Problem description:
Count how many lines hold the string "this". Give that number alone.

-------- Input rows --------

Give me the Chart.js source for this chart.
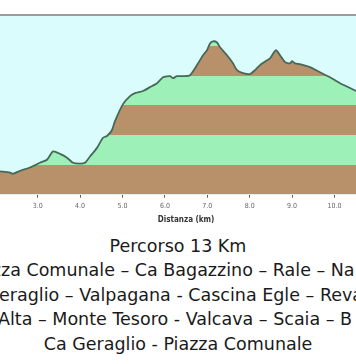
<!DOCTYPE html>
<html lang="it">
<head>
<meta charset="UTF-8">
<title>Percorso 13 Km</title>
<style>
    html, body {
        margin: 0;
        padding: 0;
        background: #fff;
        width: 356px;
        height: 364px;
        overflow: hidden;
    }
    #grafico {
        position: relative;
        width: 356px;
        height: 234px;
    }
    #testo {
        width: 356px;
        overflow: hidden;
        white-space: nowrap;
        font-family: "DejaVu Sans", sans-serif;
        font-size: 17.5px;
        line-height: 24.4px;
        color: #1a1a1a;
    }
    .centro { text-align: center; }
</style>
</head>
<body>
<div id="grafico"><canvas id="profilo"></canvas></div>
<div id="testo">
    <div class="centro">Percorso 13 Km</div>
    <div style="margin-left:-34px">Piazza Comunale – Ca Bagazzino – Rale – Na</div>
    <div style="margin-left:-43px">Ca Geraglio – Valpagana - Cascina Egle – Reva</div>
    <div style="margin-left:-2px">Alta – Monte Tesoro - Valcava – Scaia – B</div>
    <div class="centro">Ca Geraglio - Piazza Comunale</div>
</div>

<script src="https://cdn.jsdelivr.net/npm/chart.js"></script>
<script>
var distanzaKm = [2.111, 2.347, 2.417, 2.583, 2.818, 3.054, 3.219, 3.361, 3.526, 3.691,
    3.833, 3.998, 4.116, 4.233, 4.399, 4.540, 4.634, 4.752, 4.823, 5.012,
    5.177, 5.295, 5.483, 5.649, 5.814, 5.955, 6.120, 6.191, 6.285, 6.427,
    6.592, 6.757, 6.899, 6.993, 7.064, 7.134, 7.229, 7.300, 7.465, 7.606,
    7.700, 7.842, 8.007, 8.125, 8.243, 8.408, 8.479, 8.620, 8.715, 8.833,
    8.950, 8.998, 9.069, 9.186, 9.422, 9.658, 9.894, 10.130, 10.366, 10.507];
var quotaM = [278, 274, 270, 280, 291, 307, 317, 345, 337, 324,
    307, 304, 307, 328, 357, 391, 397, 417, 447, 504,
    531, 541, 548, 561, 574, 594, 598, 591, 598, 598,
    601, 635, 668, 685, 708, 715, 711, 695, 668, 641,
    618, 608, 605, 618, 635, 651, 658, 685, 668, 645,
    641, 648, 641, 638, 628, 611, 594, 574, 558, 548];

var tickKm = [3, 4, 5, 6, 7, 8, 9, 10];
var fasceQuota = [200, 300, 400, 500, 600, 700, 800];
var centroPercorsoKm = 6.5;

var coloreMarrone = '#b8916a';
var coloreVerde = '#9ef0b9';
var coloreCielo = '#dafcfc';

function riempimentoFasce(context) {
    var chart = context.chart;
    var area = chart.chartArea;
    if (!area) return coloreVerde;
    var y = chart.scales.y;
    var y0 = y.getPixelForValue(fasceQuota[0]);
    var y1 = y.getPixelForValue(fasceQuota[fasceQuota.length - 1]);
    var g = chart.ctx.createLinearGradient(0, y0, 0, y1);
    var tot = fasceQuota[fasceQuota.length - 1] - fasceQuota[0];
    for (var i = 0; i < fasceQuota.length - 1; i++) {
        var col = i % 2 === 0 ? coloreMarrone : coloreVerde;
        g.addColorStop((fasceQuota[i] - fasceQuota[0]) / tot, col);
        g.addColorStop((fasceQuota[i + 1] - fasceQuota[0]) / tot, col);
    }
    return g;
}

var sfondo = {
    id: 'sfondo',
    beforeDatasetsDraw: function(chart) {
        var c = chart.ctx, a = chart.chartArea;
        c.save();
        c.fillStyle = coloreCielo;
        c.fillRect(a.left, a.top, a.right - a.left, a.bottom - a.top);
        c.fillStyle = '#9c9c9c';
        c.fillRect(a.left, a.top - 2, a.right - a.left, 2);
        c.restore();
    },
    afterDraw: function(chart) {
        var c = chart.ctx;
        var x = chart.scales.x.getPixelForValue(centroPercorsoKm);
        c.save();
        c.font = 'bold 8px "DejaVu Sans Condensed", sans-serif';
        c.fillStyle = '#333';
        c.textAlign = 'center';
        c.textBaseline = 'middle';
        c.fillText('Distanza (km)', x, 220);
        c.restore();
    }
};

var punti = distanzaKm.map(function(d, i) { return { x: d, y: quotaM[i] }; });

new Chart(document.getElementById('profilo'), {
    type: 'line',
    data: {
        datasets: [{
            data: punti,
            borderColor: '#456858',
            borderWidth: 1.8,
            pointRadius: 0,
            tension: 0.2,
            fill: 'start',
            backgroundColor: riempimentoFasce
        }]
    },
    options: {
        responsive: true,
        maintainAspectRatio: false,
        animation: false,
        layout: { padding: { top: 16, left: 0, right: 0, bottom: 20 } },
        plugins: { legend: { display: false }, tooltip: { enabled: false } },
        scales: {
            x: {
                type: 'linear',
                min: distanzaKm[0],
                max: distanzaKm[distanzaKm.length - 1],
                afterBuildTicks: function(scale) {
                    scale.ticks = tickKm.map(function(v) { return { value: v }; });
                },
                grid: { display: true, drawOnChartArea: false, drawTicks: true, tickLength: 3, color: '#555' },
                border: { display: false },
                ticks: {
                    padding: 4,
                    maxRotation: 0,
                    color: '#666',
                    font: { family: '"DejaVu Sans Condensed", sans-serif', size: 7 },
                    callback: function(v) { return Number(v).toFixed(1); }
                }
            },
            y: {
                display: false,
                min: fasceQuota[0],
                max: fasceQuota[fasceQuota.length - 1]
            }
        }
    },
    plugins: [sfondo]
});
</script>
</body>
</html>
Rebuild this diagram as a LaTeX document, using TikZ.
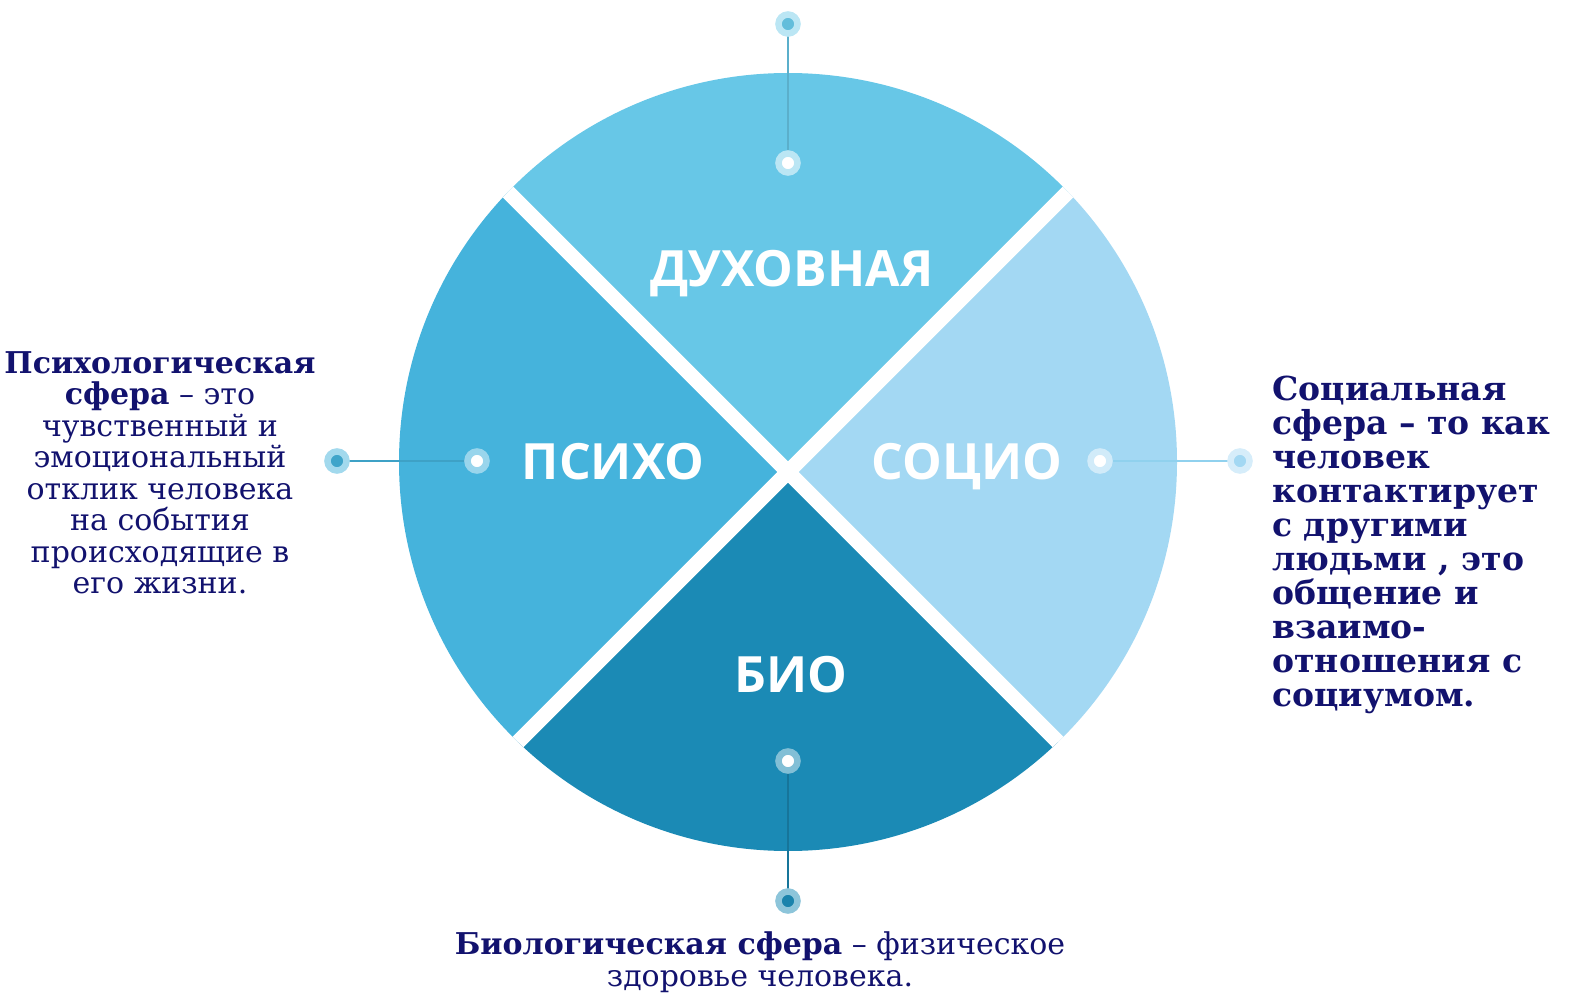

--------

Response below:
2